Hall: It must be thirty or thirty-five years since you have written any poetry outside the Cantos, except for the Alfred Venison poems. Why is this?
Pound: I got to the point where apart from an occasional lighter impulse, what I had to say fitted the general scheme.
H: Do you think that the modern world has changed the ways in which poetry can be written?
P: There is a lot of competition that never was there before. Take the serious side of Disney, the Confucian side of Disney....
H: Did anyone ever help you with your work? ...I mean by criticism and cutting.
P: Apart from Fordie [Ford Madox Ford], rolling on the floor undecorously and holding his head in his hands, and groaning on one occasion, I don't think anybody helped me through my manuscripts. Ford's stuff appeared too loose then, but he led the right against tertiary archaisms.
H: How did you get started being a poet?
P: My grandfather on one side used to correspond with the local bank President in verse....
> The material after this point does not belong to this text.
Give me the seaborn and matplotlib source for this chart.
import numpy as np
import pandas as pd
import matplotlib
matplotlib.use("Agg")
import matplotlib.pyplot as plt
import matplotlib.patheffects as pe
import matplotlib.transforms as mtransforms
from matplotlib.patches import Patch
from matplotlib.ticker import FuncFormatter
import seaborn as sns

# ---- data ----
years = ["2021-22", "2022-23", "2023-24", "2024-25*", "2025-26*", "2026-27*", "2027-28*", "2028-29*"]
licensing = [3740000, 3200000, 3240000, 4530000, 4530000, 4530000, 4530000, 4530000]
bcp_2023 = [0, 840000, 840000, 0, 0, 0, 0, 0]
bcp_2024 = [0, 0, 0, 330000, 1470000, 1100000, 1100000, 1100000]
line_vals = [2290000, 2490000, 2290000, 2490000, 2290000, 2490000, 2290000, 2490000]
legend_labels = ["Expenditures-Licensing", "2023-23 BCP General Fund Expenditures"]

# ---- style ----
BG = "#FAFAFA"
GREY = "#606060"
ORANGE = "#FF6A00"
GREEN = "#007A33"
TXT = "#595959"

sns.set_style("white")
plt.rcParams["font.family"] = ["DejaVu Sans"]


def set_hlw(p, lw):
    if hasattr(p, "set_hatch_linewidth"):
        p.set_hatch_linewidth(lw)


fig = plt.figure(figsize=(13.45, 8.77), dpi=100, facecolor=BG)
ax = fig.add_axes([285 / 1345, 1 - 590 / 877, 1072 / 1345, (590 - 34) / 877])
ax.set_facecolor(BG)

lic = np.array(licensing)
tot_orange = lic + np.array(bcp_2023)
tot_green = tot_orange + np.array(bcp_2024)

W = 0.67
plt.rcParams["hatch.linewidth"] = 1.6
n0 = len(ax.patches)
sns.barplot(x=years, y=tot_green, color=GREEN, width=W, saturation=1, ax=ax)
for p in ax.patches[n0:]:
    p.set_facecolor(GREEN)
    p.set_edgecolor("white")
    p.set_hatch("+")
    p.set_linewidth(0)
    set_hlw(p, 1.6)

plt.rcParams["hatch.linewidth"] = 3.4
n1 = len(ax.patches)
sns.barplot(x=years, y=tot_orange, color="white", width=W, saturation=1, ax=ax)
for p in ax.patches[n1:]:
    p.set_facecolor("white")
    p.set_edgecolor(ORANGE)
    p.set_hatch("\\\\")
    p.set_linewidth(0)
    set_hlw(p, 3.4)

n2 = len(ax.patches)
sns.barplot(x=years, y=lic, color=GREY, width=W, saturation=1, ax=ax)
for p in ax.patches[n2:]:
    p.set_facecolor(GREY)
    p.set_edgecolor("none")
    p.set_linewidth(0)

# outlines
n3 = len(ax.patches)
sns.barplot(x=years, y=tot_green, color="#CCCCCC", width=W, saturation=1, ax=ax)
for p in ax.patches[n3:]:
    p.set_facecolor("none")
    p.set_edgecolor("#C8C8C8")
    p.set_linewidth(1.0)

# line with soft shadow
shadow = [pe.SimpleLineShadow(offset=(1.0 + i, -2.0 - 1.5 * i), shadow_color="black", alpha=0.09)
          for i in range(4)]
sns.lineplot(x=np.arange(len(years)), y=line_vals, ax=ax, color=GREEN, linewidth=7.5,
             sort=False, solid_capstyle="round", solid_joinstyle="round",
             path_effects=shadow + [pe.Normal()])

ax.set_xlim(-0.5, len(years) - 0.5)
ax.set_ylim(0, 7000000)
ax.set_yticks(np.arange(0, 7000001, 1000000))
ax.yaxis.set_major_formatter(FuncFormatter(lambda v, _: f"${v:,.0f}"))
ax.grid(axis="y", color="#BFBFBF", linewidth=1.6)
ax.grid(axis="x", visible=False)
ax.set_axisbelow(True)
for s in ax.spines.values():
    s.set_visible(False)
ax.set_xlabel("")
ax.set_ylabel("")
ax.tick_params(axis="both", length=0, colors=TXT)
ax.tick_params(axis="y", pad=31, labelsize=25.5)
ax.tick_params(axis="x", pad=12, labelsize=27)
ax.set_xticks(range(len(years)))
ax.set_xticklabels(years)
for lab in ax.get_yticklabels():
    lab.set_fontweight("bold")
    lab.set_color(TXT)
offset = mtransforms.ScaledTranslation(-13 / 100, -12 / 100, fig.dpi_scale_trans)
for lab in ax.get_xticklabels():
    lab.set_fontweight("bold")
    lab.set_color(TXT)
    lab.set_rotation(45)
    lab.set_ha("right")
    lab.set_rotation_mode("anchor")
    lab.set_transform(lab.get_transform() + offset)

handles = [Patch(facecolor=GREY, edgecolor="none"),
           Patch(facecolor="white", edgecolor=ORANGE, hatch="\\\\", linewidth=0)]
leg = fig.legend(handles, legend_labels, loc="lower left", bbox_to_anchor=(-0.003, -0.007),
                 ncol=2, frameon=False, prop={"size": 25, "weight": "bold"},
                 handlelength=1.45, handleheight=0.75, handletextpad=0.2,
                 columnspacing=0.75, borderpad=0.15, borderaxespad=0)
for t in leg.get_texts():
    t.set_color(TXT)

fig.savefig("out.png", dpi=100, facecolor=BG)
H: Can a man of the wrong [political] party use language efficiently?
P: Yes. That's the whole trouble! A gun is just as good, no matter who shoots it.
John Tytell, The Solitary Volcano, pp. 333 ff.; Paris Review #28, pp. 22- .

Is '60 the moment when the end of the end of the Old Left had been reached and the New Left began to emerge? Is it the final ascendancy, in certain scenes at least, of poetic postmodernity? Surely the publication of Donald Allen's The New American Poetry that year suggests this, but then again--once again--we look back on "New" here and see continuity. The rhetoric of the Kennedy-Nixon contest made much less of a dent than everyone (at the time as well as since) claimed, so one wonders why were such great claims made?
Had we come to expect "1960" to be truly ubiquitously modern in a way that the 1950s really were not--not quite? And what specifically does "modern" mean in the Kennedyesque talk then and now about the torch being passed to a new generation, etc.? The First Lady really meant "modernist" when Camelotians said "modern." What about the others across the new young cultural leadership? I've been surprised by how frequently the
"Beat movement" was covered in 1960 in the mainstream press. I was expecting a fair measure but I've found tonnage. 1960 was the year when the figure of the beat was beginning to find acceptance, although still 80% of these stories are mocking, rebels-without-cause condescension. For anyone whose analysis made an impact nationally, do these antipolitical adolescents count as part of the "new young cultural leadership"? No, but rather than the two being opposites, they fall along a Continuum of the New American. Now that's a change for '60.